EXERCISE -
Copy every record below, exactly as written.

## START RECORD EXCERPTS

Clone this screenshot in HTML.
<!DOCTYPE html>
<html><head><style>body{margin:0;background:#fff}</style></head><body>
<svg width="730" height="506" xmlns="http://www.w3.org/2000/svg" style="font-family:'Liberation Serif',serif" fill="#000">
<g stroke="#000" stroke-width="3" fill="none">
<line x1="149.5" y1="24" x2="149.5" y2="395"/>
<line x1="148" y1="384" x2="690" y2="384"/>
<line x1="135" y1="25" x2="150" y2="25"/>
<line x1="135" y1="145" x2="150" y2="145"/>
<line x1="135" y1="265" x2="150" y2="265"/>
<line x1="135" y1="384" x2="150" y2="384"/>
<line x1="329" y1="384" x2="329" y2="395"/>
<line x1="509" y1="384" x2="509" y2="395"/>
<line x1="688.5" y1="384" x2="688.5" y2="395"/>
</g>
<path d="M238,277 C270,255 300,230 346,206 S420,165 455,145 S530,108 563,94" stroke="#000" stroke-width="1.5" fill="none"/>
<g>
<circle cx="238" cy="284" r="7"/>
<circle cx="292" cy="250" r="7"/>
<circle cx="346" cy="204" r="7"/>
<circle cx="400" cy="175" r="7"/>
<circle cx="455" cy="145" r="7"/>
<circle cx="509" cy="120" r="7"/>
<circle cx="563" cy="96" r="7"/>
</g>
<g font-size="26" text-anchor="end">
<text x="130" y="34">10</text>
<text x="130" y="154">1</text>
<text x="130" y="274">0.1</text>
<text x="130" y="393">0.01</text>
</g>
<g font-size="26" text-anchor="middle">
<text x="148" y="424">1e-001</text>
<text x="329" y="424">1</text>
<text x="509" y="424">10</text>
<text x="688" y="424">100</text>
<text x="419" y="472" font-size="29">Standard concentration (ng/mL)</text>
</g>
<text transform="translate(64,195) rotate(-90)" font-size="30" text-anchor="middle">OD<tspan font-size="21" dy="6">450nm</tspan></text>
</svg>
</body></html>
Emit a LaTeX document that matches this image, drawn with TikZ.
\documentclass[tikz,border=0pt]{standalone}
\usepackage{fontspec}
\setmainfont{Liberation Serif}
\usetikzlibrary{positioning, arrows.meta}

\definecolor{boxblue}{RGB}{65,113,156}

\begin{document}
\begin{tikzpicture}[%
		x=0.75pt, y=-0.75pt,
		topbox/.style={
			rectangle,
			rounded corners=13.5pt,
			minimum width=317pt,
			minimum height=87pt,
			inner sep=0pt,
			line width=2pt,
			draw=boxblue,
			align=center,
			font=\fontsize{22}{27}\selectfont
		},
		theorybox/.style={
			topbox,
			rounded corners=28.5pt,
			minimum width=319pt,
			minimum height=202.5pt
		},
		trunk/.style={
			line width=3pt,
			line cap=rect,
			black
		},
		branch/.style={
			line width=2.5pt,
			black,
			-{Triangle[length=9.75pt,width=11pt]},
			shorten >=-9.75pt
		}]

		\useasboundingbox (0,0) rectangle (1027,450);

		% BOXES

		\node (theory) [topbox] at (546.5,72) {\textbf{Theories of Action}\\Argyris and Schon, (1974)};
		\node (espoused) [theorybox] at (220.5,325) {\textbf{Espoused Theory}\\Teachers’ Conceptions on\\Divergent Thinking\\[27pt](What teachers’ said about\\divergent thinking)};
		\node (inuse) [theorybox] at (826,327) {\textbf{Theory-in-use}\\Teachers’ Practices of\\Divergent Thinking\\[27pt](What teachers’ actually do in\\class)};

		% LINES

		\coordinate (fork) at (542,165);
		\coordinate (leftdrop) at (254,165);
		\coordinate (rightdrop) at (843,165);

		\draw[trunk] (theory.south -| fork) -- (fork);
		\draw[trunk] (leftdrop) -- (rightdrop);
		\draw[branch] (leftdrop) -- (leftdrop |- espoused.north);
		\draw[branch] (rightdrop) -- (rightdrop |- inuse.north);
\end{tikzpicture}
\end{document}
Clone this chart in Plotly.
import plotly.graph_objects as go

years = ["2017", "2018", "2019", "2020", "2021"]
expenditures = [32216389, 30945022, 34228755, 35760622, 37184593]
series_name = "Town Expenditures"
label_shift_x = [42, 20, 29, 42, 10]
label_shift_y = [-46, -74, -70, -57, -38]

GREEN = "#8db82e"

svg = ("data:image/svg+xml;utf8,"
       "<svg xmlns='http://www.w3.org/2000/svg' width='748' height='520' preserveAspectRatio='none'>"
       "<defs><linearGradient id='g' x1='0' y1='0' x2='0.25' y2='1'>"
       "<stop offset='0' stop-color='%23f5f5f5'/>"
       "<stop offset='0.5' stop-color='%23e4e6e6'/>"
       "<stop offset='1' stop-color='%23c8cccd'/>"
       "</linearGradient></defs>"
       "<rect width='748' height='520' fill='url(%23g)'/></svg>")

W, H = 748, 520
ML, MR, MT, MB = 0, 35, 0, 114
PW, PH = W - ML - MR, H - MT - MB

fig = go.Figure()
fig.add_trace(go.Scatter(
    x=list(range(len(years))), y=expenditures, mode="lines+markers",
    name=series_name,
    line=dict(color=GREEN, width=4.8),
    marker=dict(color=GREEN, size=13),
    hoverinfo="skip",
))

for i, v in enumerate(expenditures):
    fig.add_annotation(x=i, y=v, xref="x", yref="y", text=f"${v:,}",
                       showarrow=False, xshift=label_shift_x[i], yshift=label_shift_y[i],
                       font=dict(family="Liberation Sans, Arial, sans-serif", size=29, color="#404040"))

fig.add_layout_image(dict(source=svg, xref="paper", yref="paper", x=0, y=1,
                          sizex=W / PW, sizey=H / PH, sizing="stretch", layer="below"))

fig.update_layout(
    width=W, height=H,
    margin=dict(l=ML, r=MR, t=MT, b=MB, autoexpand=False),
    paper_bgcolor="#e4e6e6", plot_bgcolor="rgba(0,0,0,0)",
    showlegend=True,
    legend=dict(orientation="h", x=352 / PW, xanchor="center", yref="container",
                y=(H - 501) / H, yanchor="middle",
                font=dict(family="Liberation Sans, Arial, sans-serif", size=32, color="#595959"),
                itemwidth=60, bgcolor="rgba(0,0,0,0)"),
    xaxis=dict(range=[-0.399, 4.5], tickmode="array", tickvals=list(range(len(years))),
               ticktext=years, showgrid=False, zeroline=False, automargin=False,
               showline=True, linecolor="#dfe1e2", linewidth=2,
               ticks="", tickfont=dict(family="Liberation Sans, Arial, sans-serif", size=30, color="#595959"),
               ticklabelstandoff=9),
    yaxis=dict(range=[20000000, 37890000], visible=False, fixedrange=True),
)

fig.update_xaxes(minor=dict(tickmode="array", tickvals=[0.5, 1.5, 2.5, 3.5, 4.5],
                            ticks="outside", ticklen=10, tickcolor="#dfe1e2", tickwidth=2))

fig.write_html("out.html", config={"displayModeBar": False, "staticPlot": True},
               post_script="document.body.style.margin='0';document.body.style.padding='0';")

## END RECORD EXCERPTS

EXERCISE SOLUTION -
Clone this screenshot in HTML.
<!DOCTYPE html>
<html><head><style>body{margin:0;background:#fff}</style></head><body>
<svg width="730" height="506" xmlns="http://www.w3.org/2000/svg" style="font-family:'Liberation Serif',serif" fill="#000">
<g stroke="#000" stroke-width="3" fill="none">
<line x1="149.5" y1="24" x2="149.5" y2="395"/>
<line x1="148" y1="384" x2="690" y2="384"/>
<line x1="135" y1="25" x2="150" y2="25"/>
<line x1="135" y1="145" x2="150" y2="145"/>
<line x1="135" y1="265" x2="150" y2="265"/>
<line x1="135" y1="384" x2="150" y2="384"/>
<line x1="329" y1="384" x2="329" y2="395"/>
<line x1="509" y1="384" x2="509" y2="395"/>
<line x1="688.5" y1="384" x2="688.5" y2="395"/>
</g>
<path d="M238,277 C270,255 300,230 346,206 S420,165 455,145 S530,108 563,94" stroke="#000" stroke-width="1.5" fill="none"/>
<g>
<circle cx="238" cy="284" r="7"/>
<circle cx="292" cy="250" r="7"/>
<circle cx="346" cy="204" r="7"/>
<circle cx="400" cy="175" r="7"/>
<circle cx="455" cy="145" r="7"/>
<circle cx="509" cy="120" r="7"/>
<circle cx="563" cy="96" r="7"/>
</g>
<g font-size="26" text-anchor="end">
<text x="130" y="34">10</text>
<text x="130" y="154">1</text>
<text x="130" y="274">0.1</text>
<text x="130" y="393">0.01</text>
</g>
<g font-size="26" text-anchor="middle">
<text x="148" y="424">1e-001</text>
<text x="329" y="424">1</text>
<text x="509" y="424">10</text>
<text x="688" y="424">100</text>
<text x="419" y="472" font-size="29">Standard concentration (ng/mL)</text>
</g>
<text transform="translate(64,195) rotate(-90)" font-size="30" text-anchor="middle">OD<tspan font-size="21" dy="6">450nm</tspan></text>
</svg>
</body></html>
Emit a LaTeX document that matches this image, drawn with TikZ.
\documentclass[tikz,border=0pt]{standalone}
\usepackage{fontspec}
\setmainfont{Liberation Serif}
\usetikzlibrary{positioning, arrows.meta}

\definecolor{boxblue}{RGB}{65,113,156}

\begin{document}
\begin{tikzpicture}[%
		x=0.75pt, y=-0.75pt,
		topbox/.style={
			rectangle,
			rounded corners=13.5pt,
			minimum width=317pt,
			minimum height=87pt,
			inner sep=0pt,
			line width=2pt,
			draw=boxblue,
			align=center,
			font=\fontsize{22}{27}\selectfont
		},
		theorybox/.style={
			topbox,
			rounded corners=28.5pt,
			minimum width=319pt,
			minimum height=202.5pt
		},
		trunk/.style={
			line width=3pt,
			line cap=rect,
			black
		},
		branch/.style={
			line width=2.5pt,
			black,
			-{Triangle[length=9.75pt,width=11pt]},
			shorten >=-9.75pt
		}]

		\useasboundingbox (0,0) rectangle (1027,450);

		% BOXES

		\node (theory) [topbox] at (546.5,72) {\textbf{Theories of Action}\\Argyris and Schon, (1974)};
		\node (espoused) [theorybox] at (220.5,325) {\textbf{Espoused Theory}\\Teachers’ Conceptions on\\Divergent Thinking\\[27pt](What teachers’ said about\\divergent thinking)};
		\node (inuse) [theorybox] at (826,327) {\textbf{Theory-in-use}\\Teachers’ Practices of\\Divergent Thinking\\[27pt](What teachers’ actually do in\\class)};

		% LINES

		\coordinate (fork) at (542,165);
		\coordinate (leftdrop) at (254,165);
		\coordinate (rightdrop) at (843,165);

		\draw[trunk] (theory.south -| fork) -- (fork);
		\draw[trunk] (leftdrop) -- (rightdrop);
		\draw[branch] (leftdrop) -- (leftdrop |- espoused.north);
		\draw[branch] (rightdrop) -- (rightdrop |- inuse.north);
\end{tikzpicture}
\end{document}
Clone this chart in Plotly.
import plotly.graph_objects as go

years = ["2017", "2018", "2019", "2020", "2021"]
expenditures = [32216389, 30945022, 34228755, 35760622, 37184593]
series_name = "Town Expenditures"
label_shift_x = [42, 20, 29, 42, 10]
label_shift_y = [-46, -74, -70, -57, -38]

GREEN = "#8db82e"

svg = ("data:image/svg+xml;utf8,"
       "<svg xmlns='http://www.w3.org/2000/svg' width='748' height='520' preserveAspectRatio='none'>"
       "<defs><linearGradient id='g' x1='0' y1='0' x2='0.25' y2='1'>"
       "<stop offset='0' stop-color='%23f5f5f5'/>"
       "<stop offset='0.5' stop-color='%23e4e6e6'/>"
       "<stop offset='1' stop-color='%23c8cccd'/>"
       "</linearGradient></defs>"
       "<rect width='748' height='520' fill='url(%23g)'/></svg>")

W, H = 748, 520
ML, MR, MT, MB = 0, 35, 0, 114
PW, PH = W - ML - MR, H - MT - MB

fig = go.Figure()
fig.add_trace(go.Scatter(
    x=list(range(len(years))), y=expenditures, mode="lines+markers",
    name=series_name,
    line=dict(color=GREEN, width=4.8),
    marker=dict(color=GREEN, size=13),
    hoverinfo="skip",
))

for i, v in enumerate(expenditures):
    fig.add_annotation(x=i, y=v, xref="x", yref="y", text=f"${v:,}",
                       showarrow=False, xshift=label_shift_x[i], yshift=label_shift_y[i],
                       font=dict(family="Liberation Sans, Arial, sans-serif", size=29, color="#404040"))

fig.add_layout_image(dict(source=svg, xref="paper", yref="paper", x=0, y=1,
                          sizex=W / PW, sizey=H / PH, sizing="stretch", layer="below"))

fig.update_layout(
    width=W, height=H,
    margin=dict(l=ML, r=MR, t=MT, b=MB, autoexpand=False),
    paper_bgcolor="#e4e6e6", plot_bgcolor="rgba(0,0,0,0)",
    showlegend=True,
    legend=dict(orientation="h", x=352 / PW, xanchor="center", yref="container",
                y=(H - 501) / H, yanchor="middle",
                font=dict(family="Liberation Sans, Arial, sans-serif", size=32, color="#595959"),
                itemwidth=60, bgcolor="rgba(0,0,0,0)"),
    xaxis=dict(range=[-0.399, 4.5], tickmode="array", tickvals=list(range(len(years))),
               ticktext=years, showgrid=False, zeroline=False, automargin=False,
               showline=True, linecolor="#dfe1e2", linewidth=2,
               ticks="", tickfont=dict(family="Liberation Sans, Arial, sans-serif", size=30, color="#595959"),
               ticklabelstandoff=9),
    yaxis=dict(range=[20000000, 37890000], visible=False, fixedrange=True),
)

fig.update_xaxes(minor=dict(tickmode="array", tickvals=[0.5, 1.5, 2.5, 3.5, 4.5],
                            ticks="outside", ticklen=10, tickcolor="#dfe1e2", tickwidth=2))

fig.write_html("out.html", config={"displayModeBar": False, "staticPlot": True},
               post_script="document.body.style.margin='0';document.body.style.padding='0';")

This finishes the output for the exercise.